Photomontage has always been political

4 December 2020
Azlan McLennan

In 1932, an artist and member of the German Communist Party produced a cover for Arbeiter-Illustrierte-Zeitung (Workers’ Pictorial Newspaper), the highest-circulating left-wing magazine in the country at the time. Titled The Meaning of the Hitler Salute: Little Man Asks for Big Gifts, the cover pictured Germany’s soon-to-be Führer making the Nazi salute. Behind him, a giant, faceless businessman was handing him a wad of cash. Captioned between the pair: “Motto: millions stand behind me!”

The implication that German capitalists were backing the Nazis was one of the many works that cemented the man behind the image, John Heartfield, as a staunch anti-fascist, renowned artist and an early pioneer of the artistic process known today as photomontage. Hitler was well known for his hatred of the “cultural Bolshevism” of modern art. And while his hatred of Heartfield forced the artist to flee Germany, it’s unknown whether he objected to being depicted accepting a bribe from a giant.

Almost half a century later, and on the other side of the world, Australian Labor Prime Minister Gough Whitlam was brought down in the Kerr coup by the governor-general and the conservative opposition leader Malcolm Fraser. In response to the period that preceded the coup, Wollongong-born artist Michael Callaghan produced the photomontage Give Fraser the Razor with the Earthworks Poster Collective.

The screen-printed poster depicts the man who overthrew Whitlam and oversaw a massive winding back of social gains. A straight razor is held to his throat, coupled with the double entendre: “Cut back the ruling class”. Famous for tapping into the working-class bitterness of the time, the posters were plastered about city streets, rather than in galleries. It is unclear if Fraser himself saw the poster of his violent predicament, let alone responded to it.

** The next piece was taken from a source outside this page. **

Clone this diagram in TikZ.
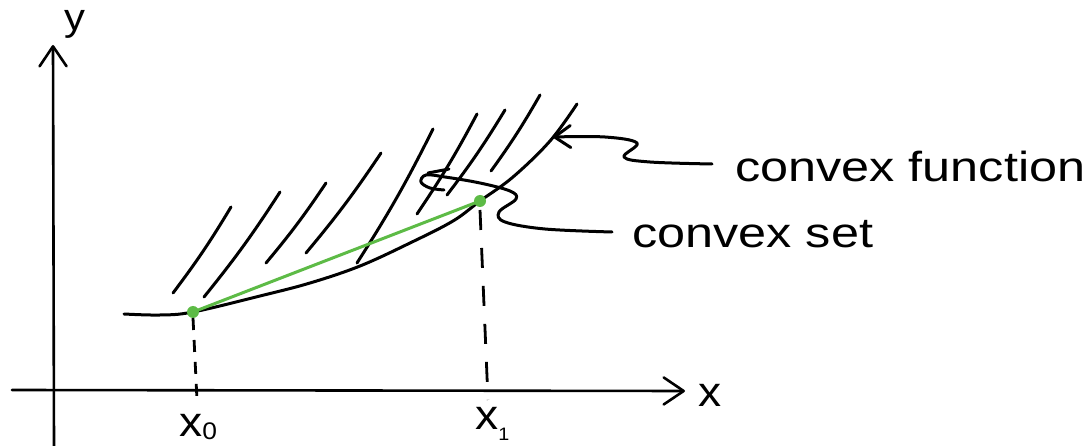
\documentclass[tikz,border=0pt]{standalone}
\usepackage{fontspec}
\setmainfont{Liberation Sans}
\usetikzlibrary{arrows.meta,calc}
\definecolor{pengreen}{HTML}{5DBB46}
\begin{document}
\begin{tikzpicture}[x=1pt,y=-1pt,
  pen/.style={line width=3pt, line cap=round, line join=round},
  hatchline/.style={line width=3pt, line cap=round},
  axisline/.style={line width=2.6pt, line cap=round, -{Straight Barb[round,length=20pt,width=27pt]}},
  dashA/.style={line width=2.8pt, dash pattern=on 12pt off 10pt},
  dashB/.style={line width=2.8pt, dash pattern=on 20pt off 18pt},
  greenline/.style={line width=3pt, draw=pengreen, line cap=round},
  greendot/.style={fill=pengreen},
  bigtext/.style={inner sep=0pt, anchor=base west, font=\fontsize{42}{42}\selectfont, xscale=1.2, transform shape},
  axtext/.style={inner sep=0pt, anchor=base west, font=\fontsize{42}{42}\selectfont, xscale=1.1, transform shape}
]
\fill[white] (0,0) rectangle (1088,446);
\useasboundingbox (0,0) rectangle (1088,446);
\clip (0,0) rectangle (1088,446);

% axes
\coordinate (ybot) at (54,446);
\coordinate (ytop) at (53,45);
\coordinate (xleft) at (12,390);
\coordinate (xright) at (685,391);
\draw[axisline] (ybot) -- (ytop);
\draw[axisline] (xleft) -- (xright);
\node[axtext, font=\fontsize{38}{38}\selectfont] (ylab) at (64,31) {y};
\node[axtext] (xlab) at (698,407) {x};

% hatching
\foreach \ax/\ay/\bx/\by in {173/293/231/207, 204/297/280/192, 266/263/326/183, 306/253/381/153,
  357/263/433/129, 417/214/477/114, 447/195/505/110, 491/171/540/95}{
  \draw[hatchline] (\ax,\ay) to[bend right=3] (\bx,\by);
}

% convex function curve
\coordinate (x0pt) at (193,312);
\coordinate (x1pt) at (480,201);
\draw[pen] plot[smooth, tension=0.6] coordinates {(124,314) (160,315) (x0pt) (260,296) (310,283) (360,266) (410,243) (453,221) (x1pt) (513,177) (550,141) (577,104)};

% chord
\draw[greenline] (x0pt) -- (x1pt);
\fill[greendot] (x0pt) circle (6pt);
\fill[greendot] (x1pt) circle (6pt);

% x labels and dashed guides
\node[axtext] (x0lab) at (179,437) {x\raisebox{-3pt}{\fontsize{24}{24}\selectfont 0}};
\node[axtext] (x1lab) at (475,430) {x\raisebox{-11pt}{\fontsize{18}{18}\selectfont 1}};
\coordinate (x0foot) at (197,400);
\coordinate (x1foot) at (488,400);
\draw[dashA] ([yshift=-6pt]x0pt) -- (x0foot);
\draw[dashB] ([yshift=-9pt]x1pt) -- (x1foot);

% labels
\node[bigtext] (lblf) at (735,182) {convex function};
\node[bigtext] (lbls) at (632,248) {convex set};

% pointer to the function
\coordinate (ffoot) at (553,137);
\draw[pen, -{Straight Barb[round,length=16pt,width=22pt]}]
  plot[smooth, tension=0.6] coordinates {($(lblf.base west)+(-23,-18)$) (650,162) (624,157) (637,143) (605,137) (ffoot)};

% pointer to the set (loop)
\draw[pen] plot[smooth, tension=0.6] coordinates {($(lbls.base west)+(-20,-16)$) (545,229) (505,222) (499,212) (516,199) (510,191) (480,183) (445,177) (426,175) (421,182) (430,188) (444,190)};
\draw[pen] (428,173) -- (449,169);
\end{tikzpicture}
\end{document}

Not long after, the Sex Pistols released their infamous single God Save the Queen. The cover art, by Jamie Reid, is Queen Elizabeth’s mugshot with the single title pasted over her eyes and the band’s name covering her mouth, written in ransom-note-style letters. The song and image were considered by many as a vicious attack on the UK’s most famous parasite. Whether you thought the band was the embodiment of the country’s rage against the system or just closet Tories cashing in on a cultural phenomenon (they were probably a little of both), the single’s release marked a turning point in the history of music.

Not only did it make punk “cool”; it also became the soundtrack to the youth despair and nihilism of the mid-1970s as high unemployment and recession gripped the West. As Johnny Rotten, the lead vocalist, famously sang: “No future. No future for you”. It’s unlikely they were fans of the music genre, but the royals, to their credit, made no public denials of her majesty’s Patty Hearst-like kidnapping or of photos being taken against her will. Because it didn’t happen.

Thanks to the ease with which memes are generated today, photomontage is arguably more prevalent than at any other time in the past. And it is still being used to ridicule the powerful. Yet Scott Morrison is acting like he’s never heard of a political cartoon. This week, a photomontage of a grinning Australian soldier slitting the throat of an Afghan child—with further corpses buried under an Australian flagwas shared on Twitter by a Chinese Foreign Ministry spokesperson. Created by Beijing-based artist Fu Yu a.k.a. Qilin, it’s an unambiguous comment on SAS war crimes in Afghanistan. And the photo, more than the war crimes themselves, sent the prime minister and Australia’s media into fits of moral outrage.

The response could, in part, be a testament to the artist’s mad Photoshop skills. The image has been endlessly reported as “fake”, “doctored”, “fabricated” and other such adjectives, with many media outlets bizarrely blurring the face of the (not real) child hostage. At the time of writing, a news.com.au search of “Australian soldier fake” returns 103 results, whereas “Australian soldier art” returns only twenty. The falsification disclaimer is repeatedly offered, as if the whole world is incapable of telling the difference between a caricature and an actual photograph. Not to mention that occupying soldiers don’t generally drape their murdered victims in giant over-sized flags. The takeaway message appears to boil down to: China = bad. Australia = definitely not bad.

Fu Yu has been accused of being a “semi-official propaganda artist” for the Chinese state. It’s quite possible. He’s certainly no radical. Regardless, the Australian state remains a ruthless purveyor of violence with its own imperial interests. It’s also conceivable the artist is genuinely horrified—as many are—by the culture of Australia’s most elite killers. As the depths of the depravity of the SAS’s crimes begin to emerge, Scott “I stopped these” Morrison insists that Beijing should be utterly ashamedfor sharing the repugnant image.

The left shouldn’t suggest the hands of Chinese capitalism are blood free. But that misses the point. Morrison and Co. are determined to divert attention from the outing of Australian-made war criminals. Shortly before his death in 1968, Heartfield stressed the urgency of anti-war activists mobilising internationally against our countries’ warmongers, because their side is forever mobilising. The same can be said of today.